Is this the end of the much maligned and hated cyclical bull market? or is it just another correction like the ones we’ve seen before? I don’t pretend to know what is going to happen in the market (my crystal ball is back at the shop being polished). What I try to do is look at the market as well as common sense indicators that have provided insight in the past.
A breadth indicator that fits that description is the percentage of S&P 500 components trading above their 50 day moving average. It offers a guide in the medium term time horizon and is useful for finding significant lows. But like many breadth indicators it acts quite differently depending on the type of market we are in. This can throw a lot of people off and fool them into thinking that the indicator is at fault, not their understanding of it. So let me explain what I mean when I say that equities are at an important low… if we are still in a (cyclical) bull market.
At the start of this week this indicator fell to 17.6% and recovered slightly yesterday. As you can see, when it breaches the 20% level, it usually indicates an important low. However, that only happens during bull market conditions. In a bear market, it falls much lower and as we saw recently, can even go to zero (which is rare):
And if you want to get all second derivative, consider this: start with the percentage of S&P 500 components trading above their 50 day moving average as above but then add a 50 day moving average to it.
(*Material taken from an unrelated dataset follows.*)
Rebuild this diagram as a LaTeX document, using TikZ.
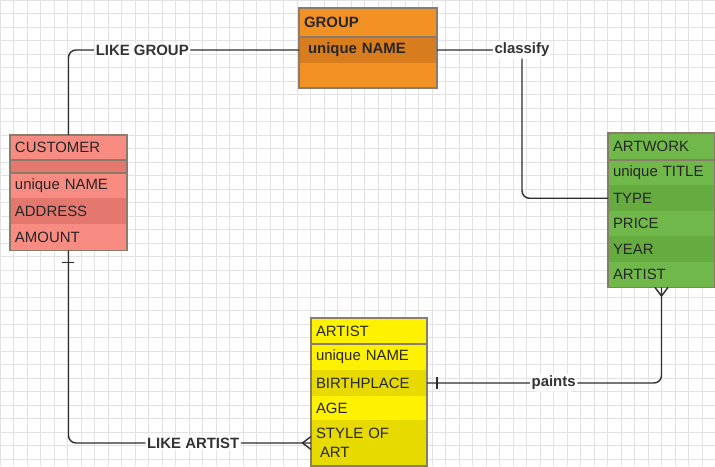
\documentclass[tikz,border=0pt]{standalone}
\usepackage{fontspec}
\setmainfont{Liberation Sans}
\usepackage{tikz}
\usetikzlibrary{positioning, decorations.markings}
\definecolor{erGrid}{HTML}{E2E2E2}
\definecolor{erOrange}{HTML}{F29224}
\definecolor{erOrangeDark}{HTML}{D87D1E}
\definecolor{erSalmon}{HTML}{F88C82}
\definecolor{erSalmonDark}{HTML}{E4786E}
\definecolor{erGreen}{HTML}{71B84A}
\definecolor{erGreenDark}{HTML}{65AB40}
\definecolor{erYellow}{HTML}{FFF200}
\definecolor{erYellowDark}{HTML}{E6DA00}
\definecolor{erEdge}{HTML}{8A7C6C}
\definecolor{erLine}{HTML}{2E2E2E}
\tikzset{
  ercell/.style={
    rectangle, inner xsep=0.1cm, inner ysep=0pt, outer sep=0pt,
    align=left, anchor=north west,
    font=\fontsize{8.5}{10.5}\selectfont, text=black!85
  },
  grpcell/.style={ercell, text width=2.56cm, fill=#1},
  grpcell/.default=erOrange,
  custcell/.style={ercell, text width=2.14cm, fill=#1},
  custcell/.default=erSalmon,
  awkcell/.style={ercell, text width=1.94cm, fill=#1},
  awkcell/.default=erGreen,
  astcell/.style={ercell, text width=2.12cm, fill=#1},
  astcell/.default=erYellow,
  erframe/.style={draw=erEdge, line width=0.6pt},
  erlink/.style={draw=erLine, line width=0.8pt, rounded corners=0.15cm},
  erlabel/.style={
    fill=white, inner sep=1pt,
    font=\bfseries\fontsize{8.5}{10}\selectfont, text=black!80
  },
  % crow's foot at the far end
  manyend/.style={
    postaction={decorate, decoration={markings,
      mark=at position 1 with {\draw[erLine, line width=0.8pt, rounded corners=0pt]
        (0,0.13cm) -- (-0.17cm,0) -- (0,-0.13cm);}}}
  },
  % single bar near the start
  onebar/.style={
    postaction={decorate, decoration={markings,
      mark=at position #1 with {\draw[erLine, line width=0.8pt] (0,-0.12cm) -- (0,0.12cm);}}}
  }
}
\begin{document}
\begin{tikzpicture}[x=0.02cm, y=-0.02cm]
  \useasboundingbox (0,0) rectangle (715,466);
  \fill[white] (0,0) rectangle (715,466);
  \draw[erGrid, line width=0.3pt, step=0.27cm] (0,0) grid (715,466);

  % GROUP
  \node[grpcell, minimum height=0.58cm, font=\bfseries\fontsize{8.5}{10.5}\selectfont] (grp) at (299,8) {GROUP};
  \node[grpcell=erOrangeDark, minimum height=0.52cm, font=\bfseries\fontsize{8.5}{10.5}\selectfont, below=0pt of grp] (grp-name) {\hspace{0.08cm}unique NAME};
  \node[grpcell, minimum height=0.5cm, below=0pt of grp-name] (grp-empty) {};
  \draw[erframe] (grp.north west) rectangle (grp-empty.south east);
  \draw[erframe] (grp.south west) -- (grp.south east);

  % CUSTOMER
  \node[custcell, minimum height=0.5cm] (cust) at (10,135) {CUSTOMER};
  \node[custcell=erSalmonDark, minimum height=0.26cm, below=0pt of cust] (cust-gap) {};
  \node[custcell, minimum height=0.51cm, below=0pt of cust-gap] (cust-name) {unique NAME};
  \node[custcell=erSalmonDark, minimum height=0.52cm, below=0pt of cust-name] (cust-addr) {ADDRESS};
  \node[custcell, minimum height=0.52cm, below=0pt of cust-addr] (cust-amount) {AMOUNT};
  \draw[erframe] (cust.north west) rectangle (cust-amount.south east);
  \draw[erframe] (cust.south west) -- (cust.south east);
  \draw[erframe] (cust-gap.south west) -- (cust-gap.south east);

  % ARTWORK
  \node[awkcell, minimum height=0.54cm] (awk) at (608,133) {ARTWORK};
  \node[awkcell, minimum height=0.51cm, below=0pt of awk] (awk-title) {unique TITLE};
  \node[awkcell=erGreenDark, minimum height=0.51cm, below=0pt of awk-title] (awk-type) {TYPE};
  \node[awkcell, minimum height=0.51cm, below=0pt of awk-type] (awk-price) {PRICE};
  \node[awkcell=erGreenDark, minimum height=0.51cm, below=0pt of awk-price] (awk-year) {YEAR};
  \node[awkcell, minimum height=0.51cm, below=0pt of awk-year] (awk-artist) {ARTIST};
  \draw[erframe] (awk.north west) rectangle (awk-artist.south east);
  \draw[erframe] (awk.south west) -- (awk.south east);

  % ARTIST
  \node[astcell, minimum height=0.52cm] (ast) at (311,318) {ARTIST};
  \node[astcell, minimum height=0.52cm, below=0pt of ast] (ast-name) {unique NAME};
  \node[astcell=erYellowDark, minimum height=0.52cm, below=0pt of ast-name] (ast-birth) {BIRTHPLACE};
  \node[astcell, minimum height=0.48cm, below=0pt of ast-birth] (ast-age) {AGE};
  \node[astcell=erYellowDark, minimum height=0.92cm, below=0pt of ast-age] (ast-style) {STYLE OF\\\hspace{0.08cm}ART};
  \draw[erframe] (ast.north west) rectangle (ast-style.south east);
  \draw[erframe, line width=1.2pt] (ast.south west) -- (ast.south east);

  % relationships
  \draw[erlink] (cust.north) |- node[erlabel, pos=0.66] {LIKE GROUP} (grp-name.west);
  \draw[erlink] (grp-name.east) -- ++(85,0) node[erlabel] {classify} |- (awk-type.west);
  \draw[erlink, manyend, onebar=0.2cm] (ast-birth.east) -| node[erlabel, pos=0.27] {paints} (awk-artist.south);
  \draw[erlink, manyend, onebar=0.24cm] (cust-amount.south) |- node[erlabel, pos=0.757] {LIKE ARTIST} (ast-style.west);
\end{tikzpicture}
\end{document}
And then chart the relative movement of the breadth indicator to its 50 day moving average. Got that?
Right now, we are at an important juncture for this second derivative indicator. As with the first derivative, it is flagging a significant inflection point in the market. The only time that this signal fails and goes even lower is during bear markets when oversold gets even more oversold. This is what we saw in late 2002 and 2008.
Furthermore, when the percentage of stocks trading above their 10 day moving average drops below 10% it indicates an important low (see Lowry’s report on this). This week we saw this shorter term indicator drop to just below 10% for the S&P 500. The last time it did so was in early November 2009 and March 2009.
So the message is to expect a bounce here. But if we don’t, then this could be a strong indication that the cyclical bull market we’ve been riding for almost a year is finished because the nature of the market has changed.
The uber-bearish Chief Strategist at Royal Bank of Scotland, Bob Janjuah, outlines what could happen in a recent note:
I now think we have begun the 3rd and final leg of the multi-yr bear mrkt which began in 2007 and which SHOULD, hopefully, finish late this yr, but which COULD (hopefully not) drag on deep into 2011. This new bear leg SHOULD see S&P trade sub-1000 this mth. After which we can bounce a little (back up to 1080/1100) over late Q1/early Q2. However, this I think will then be followed by a move down at least into the low 800s in Q2/H2 10, and depending on how policymakers behave, potentially down towards/to New Lows
As a caveat, keep in mind that while Janjuah is a favorite of the bears, he has been consistently on the wrong side of the market since March 2009. Also, I’m surprised that a 7.8% decline would impress on Janjuah this conviction since the correction last summer was deeper (9%) than what we’ve currently seen. But to be fair, I’m sure that he is taking into account other fundamental concerns like the European debt crisis.